この問題一つに関してはまあまあなんとかなっている。もう、部屋が汚いくらいで人間失格とは感じないし、普通に、「出来る時にやれば出来るんだから大丈夫」ってのほほんと保留にすることができる。「そこまでやんなくてもいいや」とか。自分の快、不快が一番の基準になってる。そんでもまだ、達成感の低さは否めないような気もするけど。


そして、ある程度大丈夫になってみるとわかるんだけど、自分に妙なストッパーをかけて「無理」にしてしまったことは実は「結構出来る」ってこと。ずっと「無理」で保留にして実績というか蓄積のようなものが欠落していることにとても不安を感じるんだけど、それが全てじゃない。普通の人が普通にできるようなことなら心のストッパーが無くなれば別に自分にだって普通にできる。本来さして苦痛なことでもない。なぜなら自分は人間失格なんかじゃ全然無いから。
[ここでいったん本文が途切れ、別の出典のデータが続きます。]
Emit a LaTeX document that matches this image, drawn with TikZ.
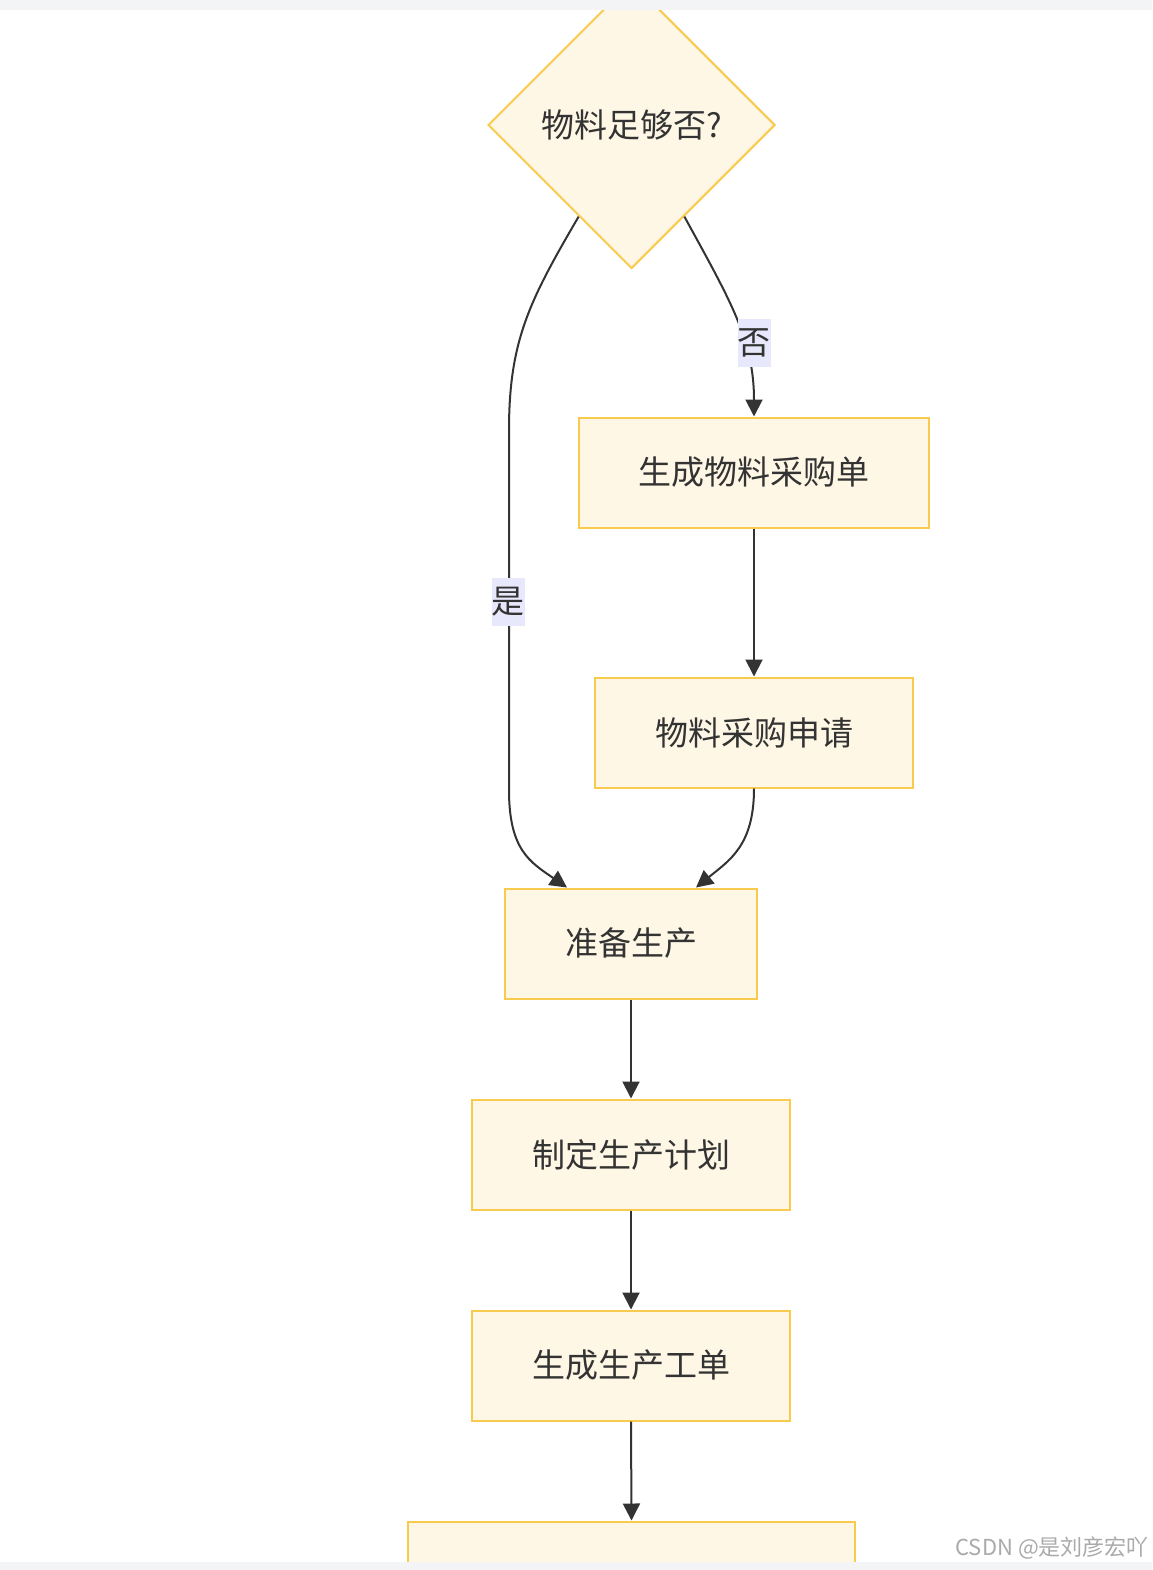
\documentclass[tikz,border=0pt]{standalone}
\usepackage{fontspec}
\setmainfont{Noto Sans CJK SC}
\usetikzlibrary{shapes.geometric,arrows.meta}
\definecolor{boxfill}{HTML}{FFF7E6}
\definecolor{boxline}{HTML}{F8CB4F}
\definecolor{ink}{HTML}{333333}
\definecolor{lblbg}{HTML}{E8E8FC}
\definecolor{barbg}{HTML}{F3F4F5}
\definecolor{wm}{HTML}{AAAAAA}
\begin{document}
\begin{tikzpicture}[x=1pt,y=-1pt,
  box/.style={draw=boxline, fill=boxfill, line width=2pt, minimum height=110pt, inner sep=0pt, font=\fontsize{33}{38}\selectfont, text=ink},
  decbox/.style={diamond, aspect=1, draw=boxline, fill=boxfill, line width=2pt, minimum width=287pt, minimum height=287pt, inner sep=0pt, font=\fontsize{33}{38}\selectfont, text=ink},
  conn/.style={draw=ink, line width=2pt, -{Triangle[length=17pt,width=17pt]}},
  lbl/.style={fill=lblbg, inner sep=0pt, minimum width=32pt, minimum height=48pt, font=\fontsize{33}{38}\selectfont, text=ink}]
\useasboundingbox (0,0) rectangle (1152,1570);
\clip (0,0) rectangle (1152,1570);
\fill[white] (0,0) rectangle (1152,1570);

\node[decbox] (dec) at (631.5,125) {物料足够否?};
\node[box, minimum width=350pt] (buy) at (754,472.5) {生成物料采购单};
\node[box, minimum width=318pt] (apply) at (754,732.5) {物料采购申请};
\node[box, minimum width=252pt] (prep) at (631,943.5) {准备生产};
\node[box, minimum width=318pt] (plan) at (631,1154.5) {制定生产计划};
\node[box, minimum width=318pt] (order) at (631,1365.5) {生成生产工单};
\node[box, minimum width=447pt] (last) at (631.5,1576.5) {};

\path[conn] (dec.-60) .. controls (730,300) and (754,340) .. (buy.north);
\path[conn] (dec.-120) .. controls (530,300) and (509,340) .. (509,430) -- (509,790) .. controls (509,850) and (530,862) .. ([xshift=-64pt]prep.north);
\path[conn] (buy.south) -- (apply.north);
\path[conn] (apply.south) .. controls (754,845) and (730,860) .. ([xshift=65pt]prep.north);
\path[conn] (prep.south) -- (plan.north);
\path[conn] (plan.south) -- (order.north);
\path[conn] (order.south) -- (last.north);

\node[lbl] (no) at (754,343) {否};
\node[lbl] (yes) at (508,602) {是};

\fill[barbg] (0,0) rectangle (1152,10);
\fill[barbg] (0,1562) rectangle (1152,1570);

\node[anchor=east, text=wm, inner sep=0pt, font=\fontsize{22}{26}\selectfont] (wmk) at (1149,1548) {CSDN @是刘彦宏吖};
\end{tikzpicture}
\end{document}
そんなこともあったけれど、母の異常さにまあまあ客観的になったのは結構最近のことだったりする。
「母の言い分もよくわかる」っていう立場で近年いたんだけど、最近は「何言ってんだこの人???」と首をかしげる事が多い。他人は自分と違う考え方をするものだしそれが全面的に間違っているとか正しいなんてことは無いというのが永遠にわからない人なのらしい。そんで、根本的なところで私の意見が自分と食い違うと物凄いパワーでやっつけてくるので、近年これを避けているんだけど。火の付きそうなことはなるべく口にしない、火が付いてしまったらとりあえず聞いているふりだけしてじっとやり過ごす。とにかく触らないこと。これがなかなかできなっかたねえ・・・・・本当に。どんだけ人権蹂躙されたか・・・・絶対に人に言ってはいけないような言葉をしかもうつ状態が酷い時に吐き散らすってのはなんなんだか。「もう死んでくれ」くらいは何度か言われたと思うけど特に何も言わなかった。そもそもうつなので「死ねるもんならいつでも死にたいけどなーーー」とか無感情に思ってるんだけど。何年か前なら同じセリフを怒りと涙とともにぶつけていたのだろうけど。最近は余りにも耐えられない時は「ただでさえ気分が悪いんだからちょっともうやめて」って言ってやんわり部屋から出ていってもらうけど。叫ばなくなったのは進歩・・・・。私は私で、母がこういう思考回路なのは仕方ないと諦めることができたのである程度冷静でいられるのだ。



これがごく最近のことだ。
あまり認めたくはないけど、私のうつはこの呪いが唯一の原因なのかもしれない。
とにかく長い間のことなので自分で抱いた不安とかとごっちゃになって拡大再生産されてる部分も多いけど。
根本的に自分は間違っていてそもそも生きる資格が無いというのがいつも根底にあるってのが自分のアイデンティティだなんてそんなバカなことはあり得ないよなあ。